I thought I wait for inspiration before attempting to write about Ten Thousand Miles Without a Cloud - but the Muse is avoiding me, so I shall write anyway about the book that was interesting enough when it began with Sun Shuyun reasons for following the footsteps of 7th century Buddhist monk Xuanzang. It was a journey that took her across Central Asia, India and China - and her travel narrative is interweaved with the story of Xuanzang himself, the difficulties he faced, his resolve - and the story of Buddha and Buddhism itself.
Sun Shuyun is not an elegant writer - but her prose is simple, straightforward - which makes her story feel earnest and down-to-earth. The writing felt stilted at times, and the book dragged in its narrative mid-way - only to pick up again when Sun finally reached India. From them on, I was hooked. Ten Thousand Miles Without a Cloud is a book worth the effort to push through.
For me, the best part of her book is Xuanzang's triumphant return to Tang Dynasty China. I shall write about this later - as it deserves a post on its own. That latter section ignited in me an interest in Chinese Tang Dynasty history.
This post is about Sun Shuyun's personal story - how she came to Buddhism, and her travels.
Sun Shuyun was a child of the Cultural Revolution, brought up on the Communist dogma. She was the daughter of a former officer in the People's Liberation Army - a background that sheltered her in a way from the harsher persecution in the 1960s. However, the family still had to suppress certain facts of their lives in the midst of the madness of the Cultural Revolution: among them was the concealment of her maternal grandmother's Buddhist faith.
Sun's coming to faith has a lot to do with her grandmother, a widow who also lost seven children. She fell into despair, until an itinerant monk passing through her village one day gave her a small statue of Guanyin, and taught her to pray, to recite the name of Amitabha. That saved the grandmother's life, and in spite of the political climate then she tried to instill in her grandchildren the faith that brought her peace.

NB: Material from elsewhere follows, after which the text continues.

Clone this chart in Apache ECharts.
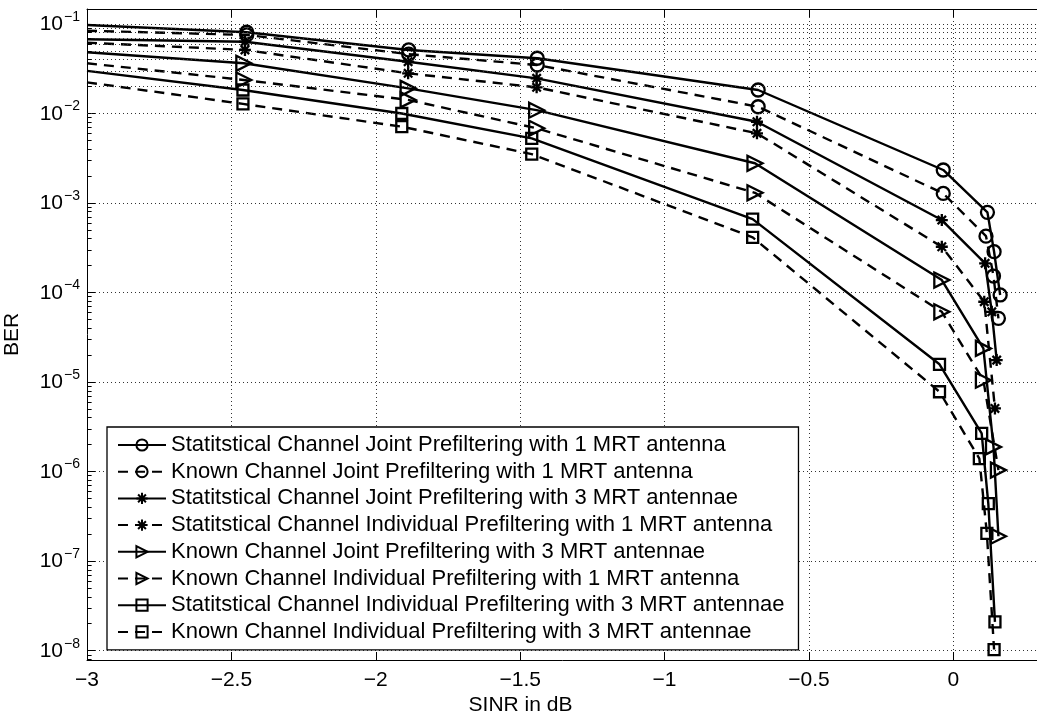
<!DOCTYPE html>
<html><head><meta charset="utf-8">
<script src="https://cdn.jsdelivr.net/npm/echarts@6/dist/echarts.min.js"></script>
<style>html,body{margin:0;padding:0;background:#fff}#c{width:1037px;height:715px}</style>
</head><body><div id="c"></div>
<script>
// ---- data ----
const seriesNames = [
  'Statitstical Channel Joint Prefiltering with 1 MRT antenna',
  'Known Channel Joint Prefiltering with 1 MRT antenna',
  'Statitstical Channel Joint Prefiltering with 3 MRT antennae',
  'Statitstical Channel Individual Prefiltering with 1 MRT antenna',
  'Known Channel Joint Prefiltering with 3 MRT antennae',
  'Known Channel Individual Prefiltering with 1 MRT antenna',
  'Statitstical Channel Individual Prefiltering with 3 MRT antennae',
  'Known Channel Individual Prefiltering with 3 MRT antennae'
];
const sjx1 = [-3, -2.447, -1.886, -1.441, -0.676, -0.035, 0.118, 0.141, 0.162];
const sjy1 = [0.0975, 0.0808, 0.0513, 0.0414, 0.0183, 0.00234, 7.87e-4, 2.86e-4, 9.4e-5];
const kjx1 = [-3, -2.447, -1.886, -1.441, -0.676, -0.035, 0.113, 0.139, 0.156];
const kjy1 = [0.0841, 0.0754, 0.046, 0.0348, 0.0119, 0.00128, 4.27e-4, 1.53e-4, 5.15e-5];
const sjx3 = [-3, -2.453, -1.888, -1.443, -0.68, -0.04, 0.110, 0.133, 0.150];
const sjy3 = [0.0674, 0.0634, 0.0379, 0.0247, 0.00809, 6.46e-4, 2.12e-4, 6.1e-5, 1.76e-5];
const six1 = [-3, -2.453, -1.888, -1.443, -0.68, -0.04, 0.107, 0.144];
const siy1 = [0.0618, 0.0513, 0.0281, 0.0196, 0.00601, 3.25e-4, 7.9e-5, 5.08e-6];
const kjx3 = [-3, -2.457, -1.888, -1.443, -0.687, -0.04, 0.104, 0.139, 0.156];
const kjy3 = [0.0483, 0.0364, 0.0191, 0.0109, 0.00278, 1.38e-4, 2.38e-5, 1.89e-6, 1.9e-7];
const kix1 = [-3, -2.457, -1.888, -1.443, -0.687, -0.04, 0.104, 0.156];
const kiy1 = [0.0364, 0.0237, 0.0142, 0.00684, 0.0013, 6.1e-5, 1.05e-5, 1.04e-6];
const six3 = [-3, -2.46, -1.91, -1.46, -0.695, -0.048, 0.098, 0.121, 0.144];
const siy3 = [0.0299, 0.0183, 0.01, 0.00528, 6.62e-4, 1.58e-5, 2.67e-6, 4.4e-7, 2.1e-8];
const kix3 = [-3, -2.46, -1.91, -1.46, -0.695, -0.048, 0.09, 0.116, 0.141];
const kiy3 = [0.0223, 0.0128, 0.00713, 0.00352, 4.14e-4, 7.8e-6, 1.4e-6, 2.04e-7, 1.03e-8];
const xTicks = [-3, -2.5, -2, -1.5, -1, -0.5, 0];
const yDecades = [-8, -7, -6, -5, -4, -3, -2, -1];

// ---- styles ----
const FONT = '"Liberation Sans", Arial, Helvetica, sans-serif';
const SYM = {
  circle: 'circle',
  star: 'path://M5,0L5,10M0,5L10,5M1.5,1.5L8.5,8.5M8.5,1.5L1.5,8.5',
  tri: 'path://M0,0L10,5L0,10Z',
  square: 'rect'
};
const styleList = [
  {sym: 'circle', size: 13, dash: 'solid'},
  {sym: 'circle', size: 13, dash: 'dashed'},
  {sym: 'star', size: 12, dash: 'solid'},
  {sym: 'star', size: 12, dash: 'dashed'},
  {sym: 'tri', size: 15, dash: 'solid'},
  {sym: 'tri', size: 15, dash: 'dashed'},
  {sym: 'square', size: 11, dash: 'solid'},
  {sym: 'square', size: 11, dash: 'dashed'}
];
const xs = [sjx1, kjx1, sjx3, six1, kjx3, kix1, six3, kix3];
const ys = [sjy1, kjy1, sjy3, siy1, kjy3, kiy1, siy3, kiy3];

const YMIN = 7.87e-9, YMAX = 0.147, XMIN = -3, XMAX = 0.3;

const series = seriesNames.map((name, i) => {
  const st = styleList[i];
  return {
    name, type: 'line',
    data: xs[i].map((x, k) => k === 0 ? {value: [x, ys[i][k]], symbol: 'none'} : [x, ys[i][k]]),
    symbol: SYM[st.sym], symbolSize: st.size, showAllSymbol: true,
    lineStyle: {color: '#000', width: 2.4, type: st.dash === 'dashed' ? [10, 7] : 'solid'},
    itemStyle: {color: st.sym === 'star' ? '#000' : 'rgba(0,0,0,0)', borderColor: '#000', borderWidth: 2.3},
    emphasis: {disabled: true}, z: 3, clip: true
  };
});

// minor grid lines and minor ticks (2..9 x 10^n)
const minorVals = [];
for (let e = -9; e <= -1; e++) for (let m = 2; m <= 9; m++) {
  const v = m * Math.pow(10, e);
  if (v > YMIN && v < YMAX) minorVals.push(v);
}
const gridDot = {type: [1, 3], color: '#333', width: 1};
series.push({
  type: 'line', data: [], silent: true, z: 1,
  markLine: {
    silent: true, symbol: ['none', 'none'], label: {show: false}, animation: false,
    lineStyle: gridDot,
    data: minorVals.map(v => ({yAxis: v}))
  }
});
series.push({
  type: 'line', data: [], silent: true, z: 4,
  markLine: {
    silent: true, symbol: ['none', 'none'], label: {show: false}, animation: false,
    lineStyle: {type: 'solid', color: '#000', width: 1},
    data: minorVals.map(v => [{coord: [XMIN, v]}, {coord: [XMIN + 0.016, v]}])
  }
});

const isDecade = v => Math.abs(Math.log10(v) - Math.round(Math.log10(v))) < 1e-6;
const xFmt = v => {
  if (!xTicks.some(t => Math.abs(t - v) < 1e-9)) return '';
  return v < 0 ? '\u2212' + Math.abs(v) : String(v);
};

const chart = echarts.init(document.getElementById('c'), null, {renderer: 'canvas'});
chart.setOption({
  animation: false,
  backgroundColor: '#fff',
  textStyle: {fontFamily: FONT},
  grid: {left: 87, top: 9, width: 953, height: 651, containLabel: false, outerBoundsMode: 'none'},
  xAxis: [{
    type: 'value', min: XMIN, max: XMAX, interval: 0.5, position: 'bottom',
    axisLine: {show: true, onZero: false, lineStyle: {color: '#000', width: 1}},
    axisTick: {show: true, inside: true, length: 8, lineStyle: {color: '#000'}},
    axisLabel: {formatter: xFmt, fontSize: 21, color: '#000', margin: 10, fontFamily: FONT, showMaxLabel: false},
    splitLine: {show: true, lineStyle: gridDot},
    name: 'SINR in dB', nameLocation: 'middle', nameGap: 35, nameMoveOverlap: false,
    nameTextStyle: {fontSize: 21, color: '#000', fontFamily: FONT, padding: [0, 86, 0, 0]}
  }, {
    type: 'value', min: XMIN, max: XMAX, interval: 0.5, position: 'top',
    axisLine: {show: true, onZero: false, lineStyle: {color: '#000', width: 1}},
    axisTick: {show: true, inside: true, length: 8, lineStyle: {color: '#000'}},
    axisLabel: {show: false}, splitLine: {show: false}
  }],
  yAxis: [{
    type: 'log', logBase: 10, min: YMIN, max: YMAX, splitNumber: 8,
    axisLine: {show: true, onZero: false, lineStyle: {color: '#000', width: 1}},
    axisTick: {show: true, inside: true, length: 8, lineStyle: {color: '#000'}},
    axisLabel: {
      margin: 7, color: '#000', fontFamily: FONT,
      formatter: v => isDecade(v) ? '{b|10}{s|\u2212' + Math.abs(Math.round(Math.log10(v))) + '}' : '',
      rich: {
        b: {fontSize: 21, fontFamily: FONT, color: '#000', verticalAlign: 'bottom', lineHeight: 22},
        s: {fontSize: 14, fontFamily: FONT, color: '#000', verticalAlign: 'bottom', padding: [0, 0, 11, 1], lineHeight: 15}
      }
    },
    splitLine: {show: true, lineStyle: gridDot},
    name: 'BER', nameLocation: 'middle', nameGap: 64, nameMoveOverlap: false,
    nameTextStyle: {fontSize: 21, color: '#000', fontFamily: FONT}
  }],
  legend: {
    orient: 'vertical', left: 107, top: 427,
    data: seriesNames,
    itemWidth: 48, itemHeight: 14, itemGap: 2.7,
    padding: [6, 14, 6, 10],
    backgroundColor: '#fff', borderColor: '#000', borderWidth: 1.3,
    textStyle: {fontSize: 22, lineHeight: 24, color: '#000', fontFamily: FONT},
    selectedMode: false
  },
  series
});
</script></body></html>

There was a touching anecdote Sun told of her grandmother. When Sun was young, sometimes she would wake up in the middle of the night, and the grandmother will always be up, her lips moving quickly but silently as she dropped things continuously into a bowl in front of her. There was always a serenity about the grandmother when she was like this. When Sun asked her grandmother what she was doing, the grandmother replied she was counting beans to pass the time. Only much later did Sun realise her grandmother was praying. Without the prayer beads, the grandmother counted her prayers with beans instead.
This story of the grandmother moved me with its simplicity - her faith was uncrushable in spite of the madness and violence of the Cultural Revolution. That image of an unassuming, harmless old woman, almost blind, but serene and at peace, just counting her prayers with beans in place of prayer beads. This is real faith. I yearn for this simplicity in my own faith.
Sun later entered the Beijing University, the brain-center of intellectual life in China. I believe this was when her view of the world expanded and one realises there is something beyond what we have been taught. In 1986 she was offered by an opportunity to studying in Oxford - the chance to journey to the West, in a manner. When her father sent her off, what he said to Sun affected her immensely:
'Don't worry about me. This is your big chance, you've got to take it. Look at me, look at your sisters, look at what society has come to. Don't get homesick. There is nothing here for you to come back to.' When I turned around and waved him goodbye, I was shocked, and sad. As someone who had devoted his entire life to the revolution, he must have been in total despair.
For Sun and her generation, it was a period of self-examination. As China has started to open itself to a capitialist economy, the young people of Sun's generation had to redefine themselves. The Communist ideologies they were brought up with had proved obsolete. It was Sun's father and his generation that suffered most of all - as they are now old, and they had wasted the best years of their life for an idea that betrayed them, and caused so much pain.
With Father's death and the collapse of his world I lost all that remained of my attachment to the cause he gave his life to. I knew I was lucky, I was free and I had not suffered like my forebears and my fellow-countrymen. But like so many Chinese, I felt strongly that something was missing. The idea of a confirming faith dies hard. I was increasingly unsure of where I was going, why I was doing the things I did; I was at a loss, and pondering.
So she journeyed, on the trail of Xuangzang - the gifted monk who found the teachings of Buddhism that he was taught inadequate, so he set out under threat of death, to the source of Buddhism - for greater understanding, and perhaps enlightenment.